そう考えると、おおいに合点がいく。なにしろ、規則に従って行動していれば、たとえばノルウェーでは昇進するかもしれないけれど、ウズベキスタンでは永遠に権力が得られないことは請け合いなのだから。
権限のある地位に就いている人のうちには、真に素晴らしい人もいて、他者のために尽くし、利己的に振る舞ったりはしない。したがって、権力の魅力と、権力を握ることの影響とは、状況次第なのだ。
ありがたいことに、状況も制度も変えることができる。そこで朗報がある。私たちは、指導者が虐待的であるのが必然の世界に生きることを運命づけられてはいないのかもしれない。この世界は、正すことができるのかもしれない。
インドのベンガルール(旧称バンガロール)で行われたある調査が、そのような楽観的な見方を裏づける証拠を提供してくれる。
その調査を実施した研究者たちは、公共部門で贈収賄が日常茶飯事であるような場所では、どのような人が公務員のキャリアに引きつけられるかが知りたかった。
インドの行政職は、絶好の試験場を提供してくれた。腐敗がはびこっていることで悪名が高いからだ。ベンガルールで役人になれば、帳簿に記載されないような報酬を家に持ち帰る機会が得られることは、誰もが知っている。
2人の経済学者が企画した実験では、何百人もの大学生に、標準的なサイコロを42回振って、結果を記録するように求めた。どんなサイコロもそうなのだが、どの目が出るかはまったく運次第だった。
ただし、サイコロを振る前に、運良く大きい目が出れば多く報酬をもらえる、と学生たちに告げておいた。4や5や6の目が出れば、より多くの現金が手に入る、と。

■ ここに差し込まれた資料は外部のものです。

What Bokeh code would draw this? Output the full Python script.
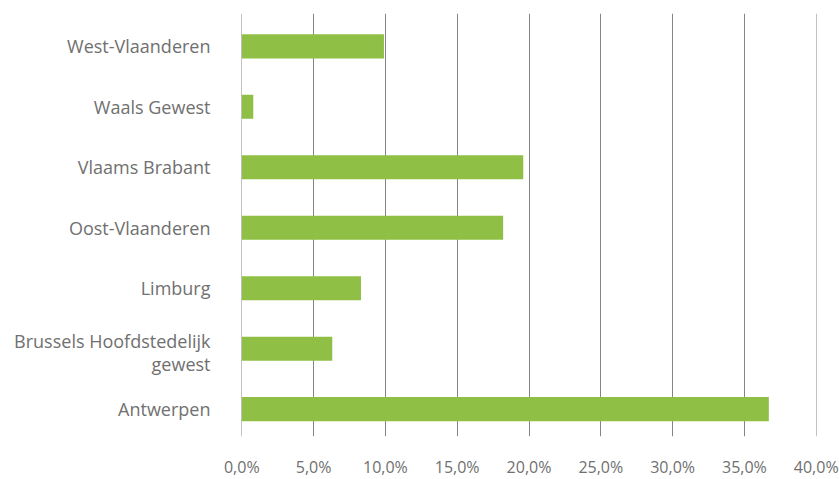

だが、結果は自己申告なので、学生たちは出た目について?をつくことができた。そして、多くの学生が現に噓をついた。全体の25%で6の目が記録され、1の目はたった10%でしか記録されなかった。
そのような偏った結果が偶然には起こりえないことは、統計的に考えて研究者には明らかだった。なかには呆れるほど厚かましい学生も数人いて、なんと42回続けて6が出た、と主張した。
だが、別の興味深い事実をデータが示していた。実験で不正を働いた学生と、結果を正直に報告した学生とでは、志望するキャリアに違いがあった。
大きい目が出たという虚偽の自己申告をしていた学生は、平均的な学生よりも、インドの腐敗した行政職に就くことを志望する割合がはるかに高かったのだ。
行政職が清廉で透明なデンマークで別の研究者のチームが同様の実験をすると、結果は逆だった。
出た目を正直に自己申告した学生のほうが、公務員を志望する割合がはるかに高く、噓をついたのは、とんでもない大金持ちになれそうな他の職種を志望する学生たちだった。
腐敗した制度が腐敗した学生を引き寄せ、公正な制度は公正な学生を引きつけたのだった。
ひょっとすると、権力が人を変えるのではなく、これは環境の問題なのかもしれない。
善良な制度は、倫理的な人が権力を求めるという好循環を生み出しうるのに対して、劣悪な制度は、平気で噓をつき、不正を働き、盗みをし、ついには頂点に立つような人間の悪循環を生み出す可能性がある。
もしそうであれば、私たちは権力のある人に注目するのではなく、破綻した制度の修復に的を絞るべきだ。